▶ [WHAT YOU HAVE TO DO]:
Keep only the lines where "chart" appears.

▶ [SOURCE EXCERPT]:

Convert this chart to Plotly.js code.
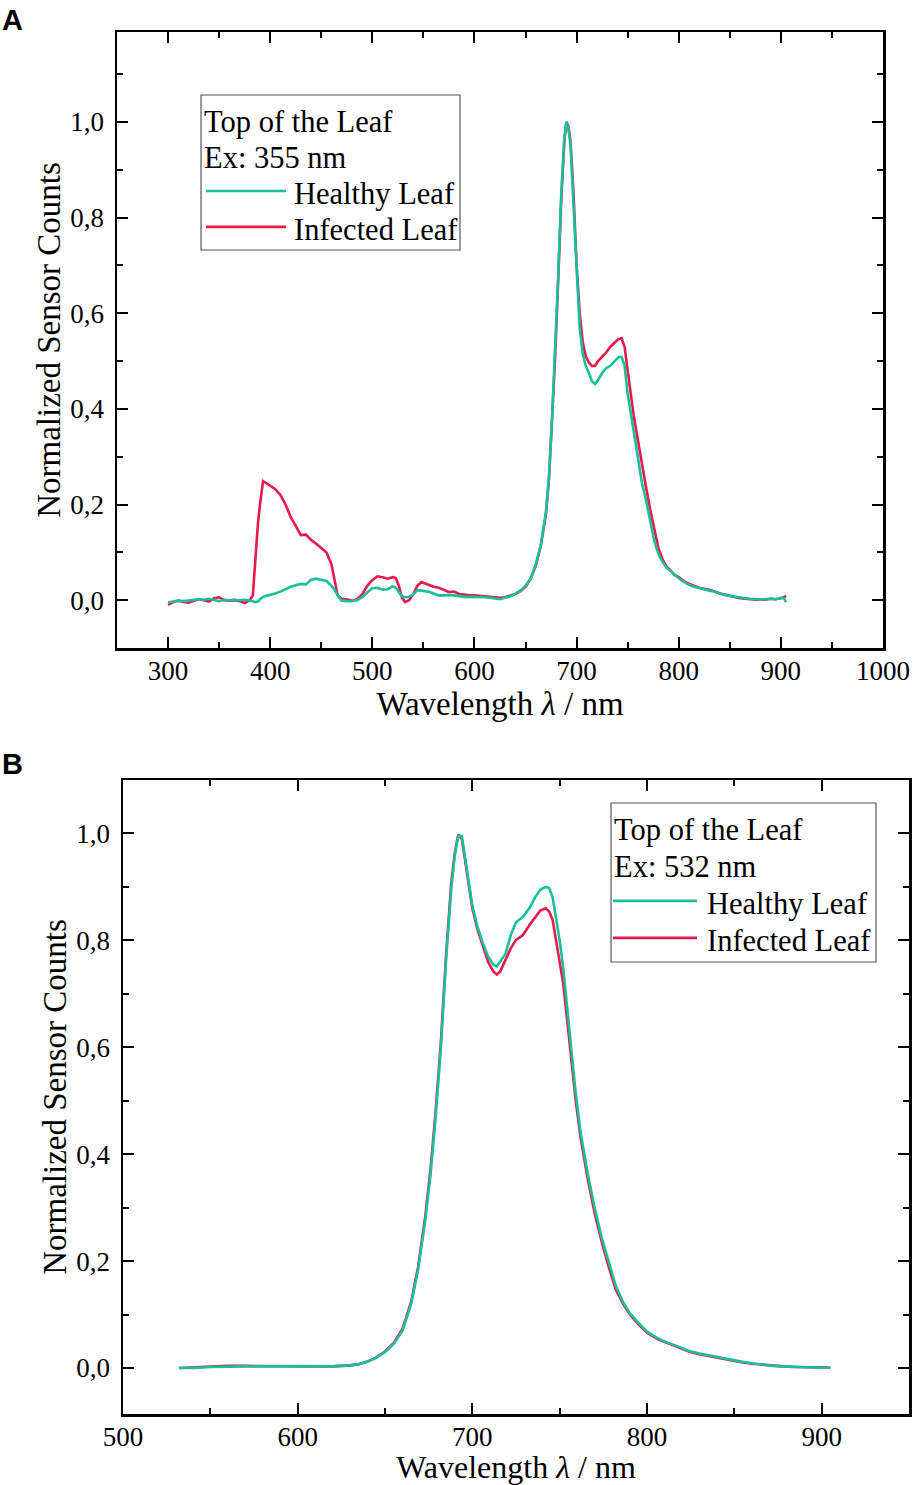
<!DOCTYPE html>
<html>
<head>
<meta charset="utf-8">
<script src="https://cdn.plot.ly/plotly-3.0.1.min.js"></script>
<style>html,body{margin:0;padding:0;background:#fff;}#chart{width:913px;height:1485px;}</style>
</head>
<body>
<div id="chart"></div>
<script>
// ---------- Panel A (Ex: 355 nm) ----------
const waveA = [300,305,310,315,320,325,330,335,340,345,350,355,360,365,370,375,380,383,385,388,390,393,396,400,405,410,415,420,425,430,435,440,445,450,455,460,463,466,470,475,480,485,490,495,500,505,510,515,520,523,526,529,532,536,540,544,548,552,556,560,565,570,575,580,585,590,595,600,605,610,615,620,625,630,635,640,645,650,655,660,665,670,673,676,679,682,685,688,690,692,694,697,700,703,706,709,712,715,718,721,725,729,733,737,741,744,747,750,753,756,760,764,768,772,776,780,784,788,792,796,800,805,810,815,820,825,830,835,840,845,850,855,860,865,870,875,880,885,890,895,900,903,905];
const healthyA = [-0.005,-0.003,-0.001,-0.002,-0.001,0.001,0.002,0.001,0.003,0.001,-0.002,0.001,0.0,0.001,0.0,0.001,0.0,-0.002,-0.004,-0.003,0.002,0.007,0.009,0.011,0.014,0.018,0.023,0.028,0.031,0.034,0.033,0.043,0.045,0.043,0.040,0.030,0.022,0.010,-0.001,-0.002,-0.002,0.0,0.006,0.016,0.025,0.026,0.022,0.023,0.029,0.026,0.018,0.008,0.006,0.007,0.012,0.021,0.020,0.019,0.017,0.014,0.010,0.010,0.011,0.010,0.008,0.007,0.007,0.007,0.007,0.006,0.005,0.003,0.002,0.005,0.008,0.013,0.020,0.030,0.045,0.075,0.115,0.185,0.26,0.38,0.52,0.68,0.85,0.965,1.0,0.985,0.955,0.83,0.68,0.57,0.515,0.49,0.475,0.458,0.452,0.46,0.475,0.485,0.49,0.50,0.508,0.509,0.49,0.432,0.39,0.35,0.30,0.245,0.209,0.165,0.125,0.097,0.080,0.068,0.060,0.052,0.046,0.038,0.032,0.028,0.025,0.023,0.020,0.018,0.014,0.011,0.009,0.007,0.005,0.004,0.003,0.002,0.002,0.002,0.003,0.002,0.005,0.004,-0.004];
const infectedA = [-0.010,-0.004,-0.001,-0.004,-0.005,-0.001,0.002,0.0,-0.003,0.004,0.006,0.0,-0.001,0.0,-0.002,-0.006,0.0,0.010,0.08,0.16,0.20,0.249,0.245,0.239,0.232,0.220,0.200,0.174,0.155,0.136,0.137,0.126,0.118,0.108,0.100,0.075,0.040,0.010,0.003,0.002,-0.001,0.002,0.012,0.030,0.042,0.050,0.048,0.045,0.048,0.046,0.030,0.005,-0.004,0.0,0.012,0.030,0.038,0.035,0.031,0.028,0.026,0.022,0.017,0.018,0.013,0.012,0.010,0.010,0.009,0.008,0.008,0.007,0.005,0.006,0.009,0.013,0.019,0.028,0.045,0.072,0.115,0.18,0.255,0.37,0.51,0.67,0.84,0.96,1.0,0.99,0.96,0.85,0.70,0.60,0.54,0.51,0.497,0.49,0.49,0.50,0.508,0.518,0.53,0.538,0.546,0.548,0.53,0.48,0.43,0.385,0.335,0.282,0.236,0.19,0.15,0.11,0.086,0.070,0.062,0.052,0.048,0.040,0.034,0.030,0.026,0.024,0.022,0.018,0.014,0.012,0.009,0.006,0.004,0.003,0.002,0.001,0.002,0.001,0.003,0.002,0.004,0.006,0.009];

// ---------- Panel B (Ex: 532 nm) ----------
const waveB = [532,540,550,560,570,580,590,600,610,620,630,635,640,645,650,655,660,665,669,673,676,679,682,685,688,690,692,694,697,700,703,706,709,712,714,716,719,722,725,729,733,736,739,742,744,746,748,750,752,754,756,759,762,766,770,774,778,782,786,790,795,800,806,812,818,824,830,836,842,848,854,860,866,872,878,884,890,896,905];
const healthyB = [0.0,0.0,0.002,0.003,0.003,0.003,0.003,0.002,0.002,0.003,0.005,0.007,0.012,0.019,0.030,0.045,0.070,0.12,0.185,0.275,0.36,0.47,0.60,0.765,0.90,0.96,0.995,0.995,0.93,0.865,0.825,0.795,0.77,0.755,0.751,0.76,0.775,0.81,0.834,0.844,0.862,0.881,0.895,0.90,0.898,0.88,0.84,0.80,0.75,0.685,0.62,0.52,0.44,0.365,0.30,0.245,0.20,0.155,0.125,0.103,0.085,0.068,0.056,0.047,0.040,0.032,0.027,0.023,0.019,0.015,0.012,0.009,0.006,0.004,0.003,0.002,0.002,0.001,0.001];
const infectedB = [0.0,0.001,0.003,0.004,0.004,0.004,0.003,0.003,0.003,0.003,0.005,0.007,0.012,0.020,0.031,0.047,0.073,0.124,0.19,0.282,0.37,0.48,0.61,0.775,0.91,0.965,0.998,0.99,0.925,0.86,0.82,0.79,0.76,0.742,0.736,0.742,0.763,0.785,0.801,0.81,0.83,0.843,0.856,0.86,0.854,0.838,0.80,0.765,0.72,0.66,0.60,0.505,0.43,0.355,0.29,0.237,0.19,0.148,0.122,0.101,0.082,0.066,0.054,0.046,0.038,0.031,0.026,0.022,0.018,0.014,0.011,0.008,0.006,0.004,0.003,0.002,0.002,0.001,0.001];

const seriesNames = ['Healthy Leaf','Infected Leaf'];
const legendTitlesA = ['Top of the Leaf','Ex: 355 nm'];
const legendTitlesB = ['Top of the Leaf','Ex: 532 nm'];
const panelLabels = ['A','B'];

const cHealthy = '#16c09b';
const cInfected = '#e8194b';
const serif = 'Liberation Serif, Times New Roman, serif';

const traces = [
  {x: waveA, y: infectedA, name: seriesNames[1], mode:'lines', line:{color:cInfected,width:2.6}, xaxis:'x', yaxis:'y', showlegend:false},
  {x: waveA, y: healthyA, name: seriesNames[0], mode:'lines', line:{color:cHealthy,width:2.6}, xaxis:'x', yaxis:'y', showlegend:false},
  {x: waveB, y: infectedB, name: seriesNames[1], mode:'lines', line:{color:cInfected,width:2.6}, xaxis:'x2', yaxis:'y2', showlegend:false},
  {x: waveB, y: healthyB, name: seriesNames[0], mode:'lines', line:{color:cHealthy,width:2.6}, xaxis:'x2', yaxis:'y2', showlegend:false}
];

const W = 913, H = 1485;
function axisCommon(extra){
  return Object.assign({
    showline:true, linecolor:'#000', linewidth:2.5, mirror:'ticks',
    ticks:'inside', ticklen:11, tickwidth:2, tickcolor:'#000',
    showgrid:false, zeroline:false,
    tickfont:{family:serif, size:27, color:'#000'}
  }, extra);
}
const titleFont = {family:serif, size:33, color:'#000'};
const titleFontB = {family:serif, size:32, color:'#000'};

const layout = {
  width: W, height: H,
  margin:{l:0,r:0,t:0,b:0},
  paper_bgcolor:'#fff', plot_bgcolor:'#fff',
  separators: ',.',
  showlegend:false,
  xaxis: axisCommon({domain:[117/W, 883/W], anchor:'y', range:[250,1000], dtick:100, tick0:0, ticklabelstandoff:-3,
    minor:{ticks:'inside', ticklen:6, tickwidth:2, dtick:50, tickcolor:'#000', showgrid:false},
    title:{text:'Wavelength <i>λ</i> / nm', font:titleFont, standoff:2}}),
  yaxis: axisCommon({domain:[1-648/H, 1-32/H], anchor:'x', range:[-0.1,1.188], dtick:0.2, tick0:0, tickformat:'.1f', ticklabelstandoff:5,
    minor:{ticks:'inside', ticklen:6, tickwidth:2, dtick:0.1, tickcolor:'#000', showgrid:false},
    title:{text:'Normalized Sensor Counts', font:titleFont, standoff:0}}),
  xaxis2: axisCommon({domain:[123/W, 909/W], anchor:'y2', range:[500,950], dtick:100, tick0:0, ticklabelstandoff:-3,
    minor:{ticks:'inside', ticklen:6, tickwidth:2, dtick:50, tickcolor:'#000', showgrid:false},
    title:{text:'Wavelength <i>λ</i> / nm', font:titleFontB, standoff:0}}),
  yaxis2: axisCommon({domain:[1-1414/H, 1-780/H], anchor:'x2', range:[-0.086,1.1], dtick:0.2, tick0:0, tickformat:'.1f', ticklabelstandoff:5,
    minor:{ticks:'inside', ticklen:6, tickwidth:2, dtick:0.1, tickcolor:'#000', showgrid:false},
    title:{text:'Normalized Sensor Counts', font:titleFont, standoff:0}}),
  shapes: [],
  annotations: []
};

// legend boxes drawn in axis-domain coordinates
function addLegend(xs, ys, titles, legend){
  const xr = xs + ' domain', yr = ys + ' domain';
  const f = {family:serif, size:30.5, color:'#000'};
  layout.shapes.push({type:'rect', xref:xr, yref:yr, x0:legend.box[0], x1:legend.box[1], y0:legend.box[2], y1:legend.box[3],
    line:{color:'#555', width:1.2}, fillcolor:'#fff', layer:'above'});
  titles.forEach((t,i)=>{
    layout.annotations.push({xref:xr, yref:yr, x:legend.textX, y:legend.rows[i], xanchor:'left', yanchor:'middle',
      text:t, showarrow:false, font:f});
  });
  [[seriesNames[0], cHealthy],[seriesNames[1], cInfected]].forEach((s,k)=>{
    const yy = legend.rows[2+k];
    layout.shapes.push({type:'line', xref:xr, yref:yr, x0:legend.line[0], x1:legend.line[1], y0:yy+legend.lineOff, y1:yy+legend.lineOff,
      line:{color:s[1], width:2.6}, layer:'above'});
    layout.annotations.push({xref:xr, yref:yr, x:legend.entryX, y:yy, xanchor:'left', yanchor:'middle',
      text:s[0], showarrow:false, font:f});
  });
}
addLegend('x','y', legendTitlesA, {box:[0.1097,0.4478,0.6461,0.8977], textX:0.1110, entryX:0.2290,
  rows:[0.8539,0.7955,0.7370,0.6786], line:[0.1162,0.2206], lineOff:0.005});
addLegend('x2','y2', legendTitlesB, {box:[0.6209,0.9580,0.7129,0.9637], textX:0.6220, entryX:0.7400,
  rows:[0.9211,0.8628,0.8044,0.7460], line:[0.6234,0.7303], lineOff:0.005});

// panel letters
layout.annotations.push({xref:'paper', yref:'paper', x:0, y:1-2/H, xanchor:'left', yanchor:'top', text:'<b>'+panelLabels[0]+'</b>',
  showarrow:false, font:{family:'Liberation Sans, Arial, sans-serif', size:29, color:'#000'}});
layout.annotations.push({xref:'paper', yref:'paper', x:0, y:1-746/H, xanchor:'left', yanchor:'top', text:'<b>'+panelLabels[1]+'</b>',
  showarrow:false, font:{family:'Liberation Sans, Arial, sans-serif', size:29, color:'#000'}});

Plotly.newPlot('chart', traces, layout, {staticPlot:true, displayModeBar:false});
</script>
</body>
</html>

▶ [ANSWER TO THIS TASK]:
Convert this chart to Plotly.js code.
<style>html,body{margin:0;padding:0;background:#fff;}#chart{width:913px;height:1485px;}</style>
<div id="chart"></div>
Plotly.newPlot('chart', traces, layout, {staticPlot:true, displayModeBar:false});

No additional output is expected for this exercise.